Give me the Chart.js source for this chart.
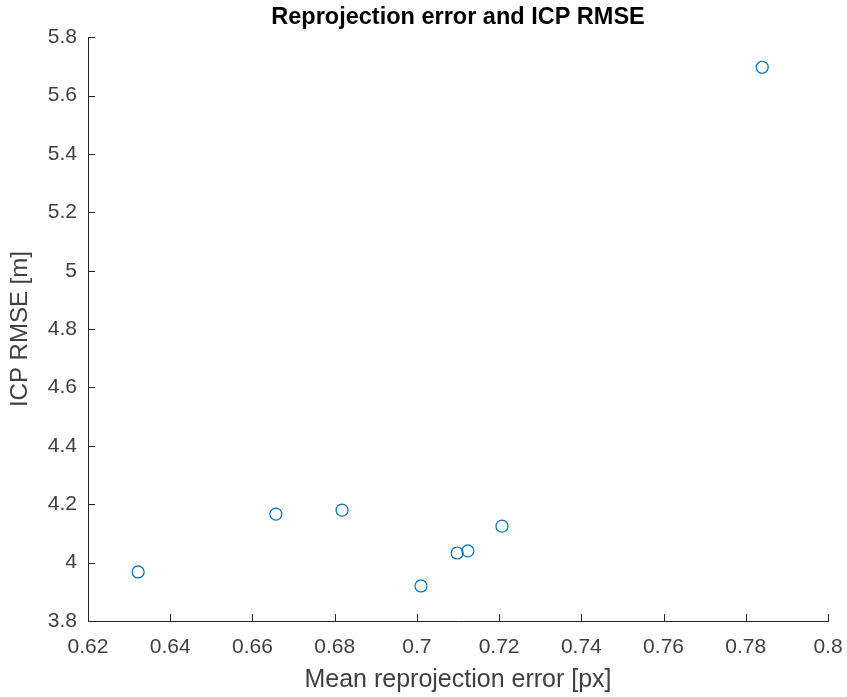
<!DOCTYPE html>
<html>
<head>
<meta charset="utf-8">
<script src="https://cdn.jsdelivr.net/npm/chart.js@4.4.0/dist/chart.umd.min.js"></script>
<style>
  html, body { margin: 0; padding: 0; background: #fff; }
  #wrap { width: 847px; height: 697px; }
</style>
</head>
<body>
<div id="wrap"><canvas id="myChart" width="847" height="697"></canvas></div>
<script>
// values
var meanReprojError = [0.6322, 0.6657, 0.6818, 0.7010, 0.7098, 0.7124, 0.7207, 0.7840];
var icpRmse = [3.968, 4.166, 4.180, 3.920, 4.033, 4.040, 4.125, 5.697];
var xTicks = [0.62, 0.64, 0.66, 0.68, 0.7, 0.72, 0.74, 0.76, 0.78, 0.8];
var yTicks = [3.8, 4, 4.2, 4.4, 4.6, 4.8, 5, 5.2, 5.4, 5.6, 5.8];

var points = [];
for (var i = 0; i < meanReprojError.length; i++) {
  points.push({x: meanReprojError[i], y: icpRmse[i]});
}

var axisColor = '#262626';
var labelColor = '#404040';
var fontName = '"Liberation Sans", Arial, sans-serif';

// matlab style ticks pointing into the axes
var inwardTicks = {
  id: 'inwardTicks',
  afterDatasetsDraw: function(chart) {
    var ctx = chart.ctx;
    var xs = chart.scales.x, ys = chart.scales.y;
    var len = 7;
    ctx.save();
    ctx.strokeStyle = axisColor;
    ctx.lineWidth = 1;
    ctx.beginPath();
    xTicks.forEach(function(v) {
      var px = Math.round(xs.getPixelForValue(v)) + 0.5;
      ctx.moveTo(px, ys.bottom);
      ctx.lineTo(px, ys.bottom - len);
    });
    yTicks.forEach(function(v) {
      var py = Math.round(ys.getPixelForValue(v)) + 0.5;
      ctx.moveTo(xs.left, py);
      ctx.lineTo(xs.left + len, py);
    });
    ctx.stroke();
    ctx.restore();
  }
};

function fmt(v) { return String(+Number(v).toFixed(2)); }

var ctx = document.getElementById('myChart').getContext('2d');
var myChart = new Chart(ctx, {
  type: 'scatter',
  data: {
    datasets: [{
      label: 'ICP RMSE',
      data: points,
      pointStyle: 'circle',
      pointRadius: 6,
      pointHoverRadius: 6,
      borderColor: '#0072BD',
      backgroundColor: 'rgba(0,0,0,0)',
      borderWidth: 1.2
    }]
  },
  options: {
    responsive: false,
    animation: false,
    events: [],
    layout: { padding: { left: 0, right: 19, top: 0, bottom: 0 } },
    plugins: {
      legend: { display: false },
      tooltip: { enabled: false },
      title: {
        display: true,
        text: 'Reprojection error and ICP RMSE',
        color: '#000',
        fullSize: false,
        font: { family: fontName, size: 23.5, weight: 'bold' },
        padding: { top: 3, bottom: 6 }
      }
    },
    scales: {
      x: {
        type: 'linear',
        min: 0.62,
        max: 0.8,
        afterBuildTicks: function(scale) {
          scale.ticks = xTicks.map(function(v) { return {value: v}; });
        },
        afterFit: function(scale) {
          scale.height = 76;
          scale.paddingLeft = 0;
          scale.paddingRight = 0;
        },
        grid: { display: false, drawTicks: false },
        border: { display: true, color: axisColor, width: 1 },
        ticks: {
          color: labelColor,
          padding: 14,
          maxRotation: 0,
          autoSkip: false,
          font: { family: fontName, size: 21 },
          callback: function(v) { return fmt(v); }
        },
        title: {
          display: true,
          text: 'Mean reprojection error [px]',
          color: labelColor,
          font: { family: fontName, size: 25 },
          padding: { top: 0, bottom: 2 }
        }
      },
      y: {
        type: 'linear',
        min: 3.8,
        max: 5.8,
        afterBuildTicks: function(scale) {
          scale.ticks = yTicks.map(function(v) { return {value: v}; });
        },
        afterFit: function(scale) { scale.width = 88; },
        grid: { display: false, drawTicks: false },
        border: { display: true, color: axisColor, width: 1 },
        ticks: {
          color: labelColor,
          padding: 11,
          autoSkip: false,
          font: { family: fontName, size: 21 },
          callback: function(v) { return fmt(v); }
        },
        title: {
          display: true,
          text: 'ICP RMSE [m]',
          color: labelColor,
          font: { family: fontName, size: 24 },
          padding: { top: 6, bottom: 0 }
        }
      }
    }
  },
  plugins: [inwardTicks]
});
</script>
</body>
</html>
::::::
Please set down each line of the data above exactly as written, without the pictures.

RESULT BELOW:
Give me the Chart.js source for this chart.
<!DOCTYPE html>
<html>
<head>
<meta charset="utf-8">
<script src="https://cdn.jsdelivr.net/npm/chart.js@4.4.0/dist/chart.umd.min.js"></script>
<style>
  html, body { margin: 0; padding: 0; background: #fff; }
  #wrap { width: 847px; height: 697px; }
</style>
</head>
<body>
<div id="wrap"><canvas id="myChart" width="847" height="697"></canvas></div>
<script>
// values
var meanReprojError = [0.6322, 0.6657, 0.6818, 0.7010, 0.7098, 0.7124, 0.7207, 0.7840];
var icpRmse = [3.968, 4.166, 4.180, 3.920, 4.033, 4.040, 4.125, 5.697];
var xTicks = [0.62, 0.64, 0.66, 0.68, 0.7, 0.72, 0.74, 0.76, 0.78, 0.8];
var yTicks = [3.8, 4, 4.2, 4.4, 4.6, 4.8, 5, 5.2, 5.4, 5.6, 5.8];

var points = [];
for (var i = 0; i < meanReprojError.length; i++) {
  points.push({x: meanReprojError[i], y: icpRmse[i]});
}

var axisColor = '#262626';
var labelColor = '#404040';
var fontName = '"Liberation Sans", Arial, sans-serif';

// matlab style ticks pointing into the axes
var inwardTicks = {
  id: 'inwardTicks',
  afterDatasetsDraw: function(chart) {
    var ctx = chart.ctx;
    var xs = chart.scales.x, ys = chart.scales.y;
    var len = 7;
    ctx.save();
    ctx.strokeStyle = axisColor;
    ctx.lineWidth = 1;
    ctx.beginPath();
    xTicks.forEach(function(v) {
      var px = Math.round(xs.getPixelForValue(v)) + 0.5;
      ctx.moveTo(px, ys.bottom);
      ctx.lineTo(px, ys.bottom - len);
    });
    yTicks.forEach(function(v) {
      var py = Math.round(ys.getPixelForValue(v)) + 0.5;
      ctx.moveTo(xs.left, py);
      ctx.lineTo(xs.left + len, py);
    });
    ctx.stroke();
    ctx.restore();
  }
};

function fmt(v) { return String(+Number(v).toFixed(2)); }

var ctx = document.getElementById('myChart').getContext('2d');
var myChart = new Chart(ctx, {
  type: 'scatter',
  data: {
    datasets: [{
      label: 'ICP RMSE',
      data: points,
      pointStyle: 'circle',
      pointRadius: 6,
      pointHoverRadius: 6,
      borderColor: '#0072BD',
      backgroundColor: 'rgba(0,0,0,0)',
      borderWidth: 1.2
    }]
  },
  options: {
    responsive: false,
    animation: false,
    events: [],
    layout: { padding: { left: 0, right: 19, top: 0, bottom: 0 } },
    plugins: {
      legend: { display: false },
      tooltip: { enabled: false },
      title: {
        display: true,
        text: 'Reprojection error and ICP RMSE',
        color: '#000',
        fullSize: false,
        font: { family: fontName, size: 23.5, weight: 'bold' },
        padding: { top: 3, bottom: 6 }
      }
    },
    scales: {
      x: {
        type: 'linear',
        min: 0.62,
        max: 0.8,
        afterBuildTicks: function(scale) {
          scale.ticks = xTicks.map(function(v) { return {value: v}; });
        },
        afterFit: function(scale) {
          scale.height = 76;
          scale.paddingLeft = 0;
          scale.paddingRight = 0;
        },
        grid: { display: false, drawTicks: false },
        border: { display: true, color: axisColor, width: 1 },
        ticks: {
          color: labelColor,
          padding: 14,
          maxRotation: 0,
          autoSkip: false,
          font: { family: fontName, size: 21 },
          callback: function(v) { return fmt(v); }
        },
        title: {
          display: true,
          text: 'Mean reprojection error [px]',
          color: labelColor,
          font: { family: fontName, size: 25 },
          padding: { top: 0, bottom: 2 }
        }
      },
      y: {
        type: 'linear',
        min: 3.8,
        max: 5.8,
        afterBuildTicks: function(scale) {
          scale.ticks = yTicks.map(function(v) { return {value: v}; });
        },
        afterFit: function(scale) { scale.width = 88; },
        grid: { display: false, drawTicks: false },
        border: { display: true, color: axisColor, width: 1 },
        ticks: {
          color: labelColor,
          padding: 11,
          autoSkip: false,
          font: { family: fontName, size: 21 },
          callback: function(v) { return fmt(v); }
        },
        title: {
          display: true,
          text: 'ICP RMSE [m]',
          color: labelColor,
          font: { family: fontName, size: 24 },
          padding: { top: 6, bottom: 0 }
        }
      }
    }
  },
  plugins: [inwardTicks]
});
</script>
</body>
</html>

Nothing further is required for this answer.